DocNow / hydrator

Turn Tweet IDs into Twitter JSON & CSV from your desktop!
MIT License
434 stars 64 forks source link

STREAM data & REST data don't match #62

Closed TestingGround00 closed 4 years ago

TestingGround00 commented 4 years ago

Hi, first of all thank you very much for making tools like this. I have a question, we collected tweets back in june using STREAM method. Obviously, all the retweet count, favorite counts etc. were 0 because we collected tweets live.

In our STREAM data, we have a user.id_str = 769927759791394816 shooting id_str = 1276362330155204608 the tweet text as follow (truncated to prevent harm):

"...The political Plandemic is the Dems method of creating panic and fear mongering."
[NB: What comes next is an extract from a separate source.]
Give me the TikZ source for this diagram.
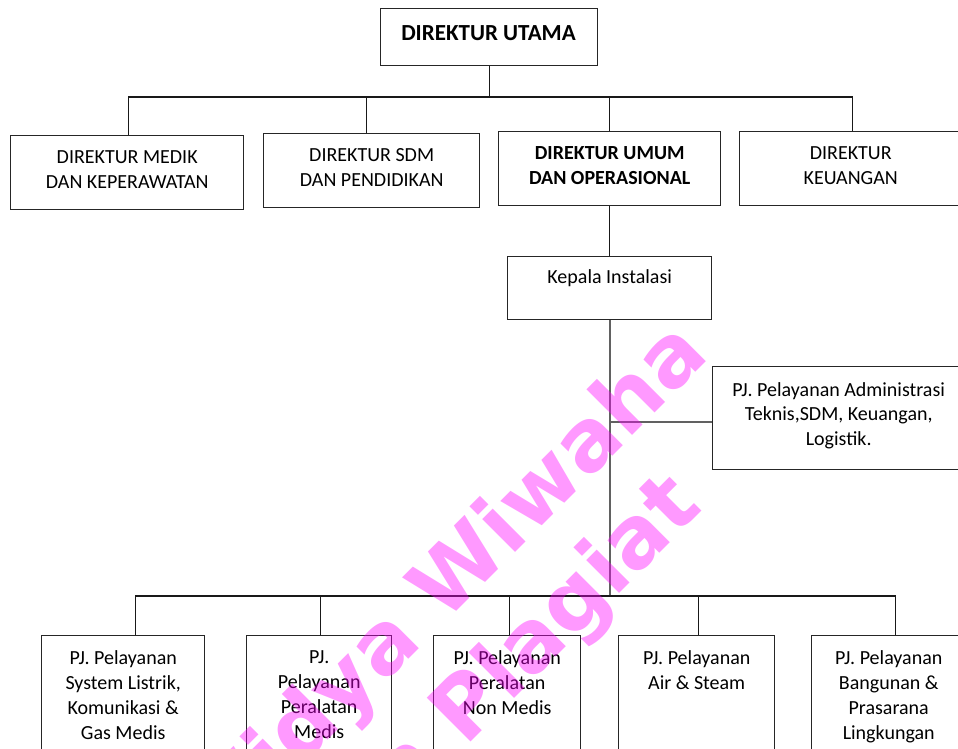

the time when this tweet was collected was created_at= Fri Jun 26 03:51:07 +0000 2020

After we collected our tweets, on our separate database we only kept original tweets- like quoted text, and tweet text. The example above has FALSE next to both retweetedand is_quote_status, which mean this was an original tweet.

We used hydrator tool, and we wanted to see how tweets would change over time. So last week we took all the tweet id_str and wrote them to a text file. We then hydtrated those text files to see how a tweet (if not deleted) aged over time. BUT the problem is after the hyradtion, the user.id_str becomes 1221505866203062272 and the tweet text changes (while the id_str = 1276362330155204608, which is same as above), the text follows:

"RT @....: what the ..... strawberry [image link removed]"

And the created label says created_at= Fri Jun 26 03:51:07 +0000 2020

The web version of the tweet matches to what we got out of hydrator.

We can't figure out what is going on. I hope I can get some assistance here. I thought the tweet id_str suppose to be unique. So how did user and the tweet text change around same second. Even if the tweets are deleted, can twitter assign same id_str to other tweet same second??

Another interest thing is that only few tweets match to some of the texts we have, majority of tweet text and users got changed after hydrating.

I can send you email if you require the tweet data. For privacy reason I am only sharing the tweet id_str above. So I thought DocNow might now something.

~Thanks

edsu commented 4 years ago

Hi @TestingGround00. To my knowledge user.id_str is unique and guaranteed to be stable for a given tweet, so there is probably some confusion about the data.

I just hydrated tweet id 1276362330155204608 using both twarc and Hydrator and they returned a tweet that was sent by user id 1221505866203062272.

Tthis tweet was a retweet of a tweet with id 1275844665481277440 which was sent by user id 1209098377088110592.

Is it possible you have an error in how you were recording the user_id? I don't see any mention of 769927759791394816 in the JSON data for the original tweet or the retweet.

TestingGround00 commented 4 years ago

Thank you @edsu for your generous time. To be fair, I and my team mates have gone to all our scripts. We spot nothing. We may need a fresh set of eye, we will let our professors know :) Appreciate the time.

edsu commented 4 years ago

I'm happy to take a look too if you need an extra set of eyes. It is curious!

TestingGround00 commented 4 years ago

Thank you for the gesture, sir but I would rather not waste your time :)